Side-by-side stacked area charts compare US and China debt by sector; China rises to US levels, with source note below.


May was a quieter month — not least because I spent two weeks on the East Coast of the US. But quieter months have their own signals. Markets calm in the face of extraordinary human cost. China rewriting the clean energy story. And a personal question I've been sitting with about what it means to really show up.


What I've learned about the context


  • Across eight major conflicts over the past five decades, the S&P 500 was often volatile around the outbreak of hostilities — but on average, one year after the onset of conflict, it was up 7%. Stock markets initially rose during the Second World War. (AllianceBernstein analysis).  (Gillian Tett, FT)

  • The US mid-terms in November are attracting significant attention — but may matter less than assumed. Even if Democrats win a chamber, Trump will continue to govern by Executive Order, working around Congress and the judiciary. Legislation stalls; direction of travel doesn't change. (In conversation with a senior former republican official)

  • An estimated 352,000 Russian soldiers have died in the war in Ukraine by the end of last year — more than six times the number of US troops killed during the Vietnam War. (Paul Sonne, NYT)

  • In 2025, China installed three times as much wind power capacity as the rest of the world combined. Wind supplied 10% of China's electricity last year, a share growing by roughly one percentage point annually. All six of the world's largest wind turbine manufacturers are Chinese. (NYT)

  • The sharp rebound in US equities since late March has been driven by an exceptionally narrow group of large tech stocks. UBS estimates the number of stocks meaningfully driving S&P 500 performance has fallen to a record low of 42 — against a historical norm closer to 100 — highlighting the concentration and underlying fragility of the rally. (FT)
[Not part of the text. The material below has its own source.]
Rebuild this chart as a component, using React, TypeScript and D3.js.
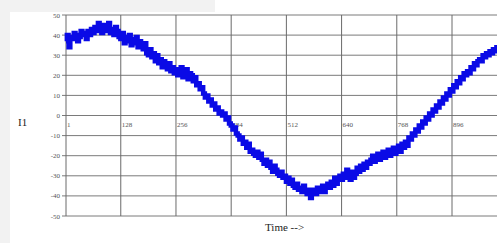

  • A related observation from a senior banker this month: markets are caught in a bind. Institutions feel compelled to invest in tech or risk losing ground to competitors — yet there is near-universal belief that tech stocks are currently overvalued and a correction is coming. Bonds offer neither security nor growth. Private markets remain the only credible alternative, but carry their own risks. The result: capital sitting in positions nobody believes in, waiting for a shock.

  • In China, aggregate debt relative to GDP has now reached US levels, according to the Institute of International Finance. (Martin Wolf, FT)
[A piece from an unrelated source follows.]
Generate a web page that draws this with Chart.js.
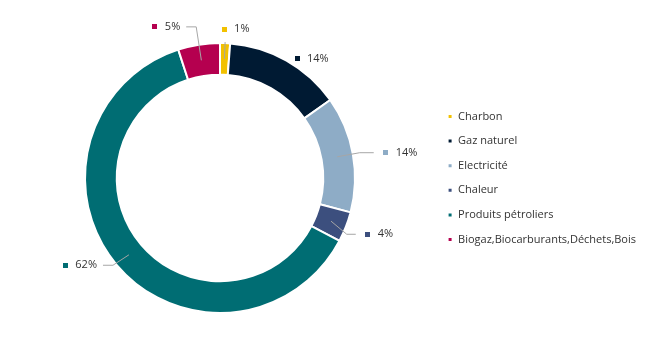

What I've learned about people


  • Falling healthy life expectancy is primarily about worsening young adult mental health. Physical health is stable or rising for all. (John Burn-Murdoch, FT)
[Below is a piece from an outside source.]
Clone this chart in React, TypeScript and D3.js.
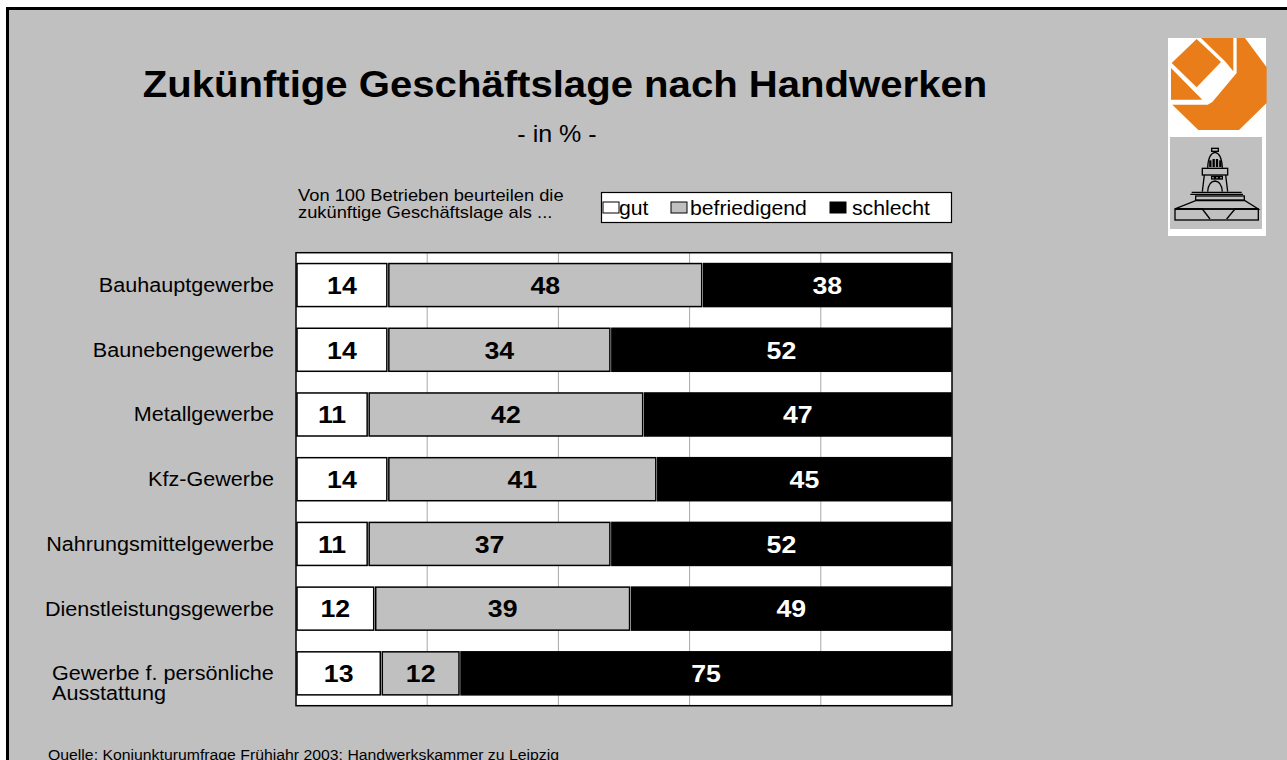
import React from 'react';
import * as d3 from 'd3';

const categories = [
  'Bauhauptgewerbe',
  'Baunebengewerbe',
  'Metallgewerbe',
  'Kfz-Gewerbe',
  'Nahrungsmittelgewerbe',
  'Dienstleistungsgewerbe',
  'Gewerbe f. persönliche\nAusstattung',
];
const gut = [14, 14, 11, 14, 11, 12, 13];
const befriedigend = [48, 34, 42, 41, 37, 39, 12];
const schlecht = [38, 52, 47, 45, 52, 49, 75];
const seriesKeys = ['gut', 'befriedigend', 'schlecht'];
const seriesFill: Record<string, string> = { gut: '#ffffff', befriedigend: '#c0c0c0', schlecht: '#000000' };
const gridTicks = [20, 40, 60, 80];

const FONT = '"Liberation Sans", Arial, sans-serif';
const SX = 1.09; // the slide is stretched a little horizontally

function Txt({ x, y, size, bold, anchor = 'start', fill = '#000', children }: any) {
  return (
    <text
      transform={`translate(${x},${y}) scale(${SX},1)`}
      fontFamily={FONT}
      fontSize={size}
      fontWeight={bold ? 'bold' : 'normal'}
      textAnchor={anchor}
      fill={fill}
    >
      {children}
    </text>
  );
}

function Logo() {
  return (
    <g>
      <rect x={1168} y={38} width={98} height={198} fill="#fff" />
      <g transform="translate(1165,38) scale(0.3333)" fill="#e87d1a">
        <polygon points="20,75 95,3 168,72 95,148" />
        <polygon points="18,90 18,185 112,185" />
        <polygon points="108,0 205,0 205,100 180,70" />
        <polygon points="215,0 240,0 305,88 305,195 222,276 100,276 22,200 128,200 142,192 215,105" />
      </g>
      <rect x={1170} y={137} width={92} height={92} fill="#c0c0c0" />
      <g transform="translate(1165,135) scale(0.3333)" fill="none" stroke="#000" strokeWidth={4}>
        <rect x={140} y={40} width={20} height={9} />
        <path d="M128,98 Q130,55 150,52 Q170,55 172,98" />
        <line x1={136} y1={76} x2={136} y2={96} strokeWidth={7} />
        <line x1={146} y1={72} x2={146} y2={96} strokeWidth={7} />
        <line x1={156} y1={72} x2={156} y2={96} strokeWidth={7} />
        <line x1={166} y1={76} x2={166} y2={96} strokeWidth={7} />
        <rect x={112} y={100} width={76} height={20} />
        <rect x={140} y={124} width={8} height={8} />
        <rect x={152} y={124} width={8} height={8} />
        <rect x={164} y={124} width={8} height={8} />
        <path d="M118,120 L112,170 M182,120 L188,170" />
        <path d="M128,170 Q130,140 150,138 Q170,140 172,170" />
        <line x1={80} y1={172} x2={230} y2={172} />
        <line x1={76} y1={178} x2={234} y2={178} />
        <rect x={92} y={183} width={146} height={12} />
        <path d="M30,222 L92,197 L240,197 L280,222 Z" />
        <rect x={30} y={222} width={250} height={33} />
        <path d="M30,222 L112,222 L135,252 M280,222 L210,222 L185,252" />
      </g>
    </g>
  );
}

export default function App() {
  const W = 1287;
  const H = 760;
  const plot = { left: 296, right: 952, top: 252.7, bottom: 705.7 };

  const x = d3.scaleLinear().domain([0, 100]).range([plot.left, plot.right]);
  const y = d3.scaleBand<string>().domain(categories).range([plot.top, plot.bottom]).paddingInner(0.335).paddingOuter(0.1675);

  const rows = categories.map((c, i) => ({ cat: c, gut: gut[i], befriedigend: befriedigend[i], schlecht: schlecht[i] }));
  const stacked = d3.stack<any>().keys(seriesKeys)(rows);

  const legendItems = [
    { key: 'gut', sx: 603, tx: 619 },
    { key: 'befriedigend', sx: 671, tx: 690 },
    { key: 'schlecht', sx: 830, tx: 852 },
  ];

  return (
    <svg width={W} height={H} style={{ position: 'absolute', left: 0, top: 0 }}>
      <rect width={W} height={H} fill="#fff" />
      <rect x={7.5} y={8.5} width={W + 20} height={H + 20} fill="#c0c0c0" stroke="#000" strokeWidth={3} />

      <Txt x={565} y={97} size={36.8} bold anchor="middle">Zukünftige Geschäftslage nach Handwerken</Txt>
      <Txt x={557} y={142} size={23} anchor="middle">- in % -</Txt>

      <Logo />

      <Txt x={298} y={201} size={16.8}>Von 100 Betrieben beurteilen die</Txt>
      <Txt x={298} y={218} size={16.8}>zukünftige Geschäftslage als ...</Txt>

      {/* legend */}
      <rect x={601.5} y={192.5} width={350} height={30} fill="#fff" stroke="#000" strokeWidth={1.2} />
      {legendItems.map(l => (
        <g key={l.key}>
          <rect x={l.sx} y={202} width={16} height={11} fill={seriesFill[l.key]} stroke="#000" strokeWidth={1} />
          <Txt x={l.tx} y={215} size={19.5}>{l.key}</Txt>
        </g>
      ))}

      {/* plot area */}
      <rect x={plot.left} y={plot.top} width={plot.right - plot.left} height={plot.bottom - plot.top} fill="#fff" />
      {gridTicks.map(t => (
        <line key={t} x1={x(t)} x2={x(t)} y1={plot.top} y2={plot.bottom} stroke="#a8a8a8" strokeWidth={1} />
      ))}

      {stacked.map(s => (
        <g key={s.key}>
          {s.map((d, i) => {
            const x0 = x(d[0]) + 1;
            const x1 = x(d[1]) - 1;
            const yy = y(categories[i])!;
            const bw = y.bandwidth();
            return (
              <g key={i}>
                <rect
                  x={x0}
                  y={yy}
                  width={x1 - x0}
                  height={bw}
                  fill={seriesFill[s.key]}
                  stroke="#000"
                  strokeWidth={1.5}
                />
                <Txt
                  x={(x0 + x1) / 2}
                  y={yy + bw / 2 + 8.8}
                  size={24.5}
                  bold
                  anchor="middle"
                  fill={s.key === 'schlecht' ? '#fff' : '#000'}
                >
                  {d[1] - d[0]}
                </Txt>
              </g>
            );
          })}
        </g>
      ))}

      <rect x={plot.left} y={plot.top} width={plot.right - plot.left} height={plot.bottom - plot.top} fill="none" stroke="#000" strokeWidth={1.5} />

      {/* category labels */}
      {categories.map(c => {
        const cy = y(c)! + y.bandwidth() / 2;
        const lines = c.split('\n');
        if (lines.length > 1) {
          return (
            <g key={c}>
              <Txt x={52} y={cy + 7} size={19.8}>{lines[0]}</Txt>
              <Txt x={52} y={cy + 27} size={19.8}>{lines[1]}</Txt>
            </g>
          );
        }
        return <Txt key={c} x={274} y={cy + 7} size={19.8} anchor="end">{c}</Txt>;
      })}

      <Txt x={48} y={760} size={14.5}>Quelle: Konjunkturumfrage Frühjahr 2003; Handwerkskammer zu Leipzig</Txt>
    </svg>
  );
}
  • 'The job of an analyst is to turn up to each session without memory or desire.' — Wilfred Bion (psychoanalyst)

  • Warmth + competence = charisma. (Vanessa Van Edwards)


What I've learned about myself


  • I’ve spent my professional career as a ‘do-er’ and I’ve been rewarded for it. But, since becoming an executive coach I’ve come to realise the power of ‘be-ing’ – the power that bringing all of one’s presence into a room or conversation can have. This applies not just to coaching but far beyond it and opens up new levels of possibility. I've been emphasising one to the exclusion of the other. Now I’m working on both and when it works, it can be extraordinary. 

  • A topic that has come up repeatedly in conversations this month: the power of silence and of space. The most effective people I've encountered sit in those things comfortably. I'm working on that.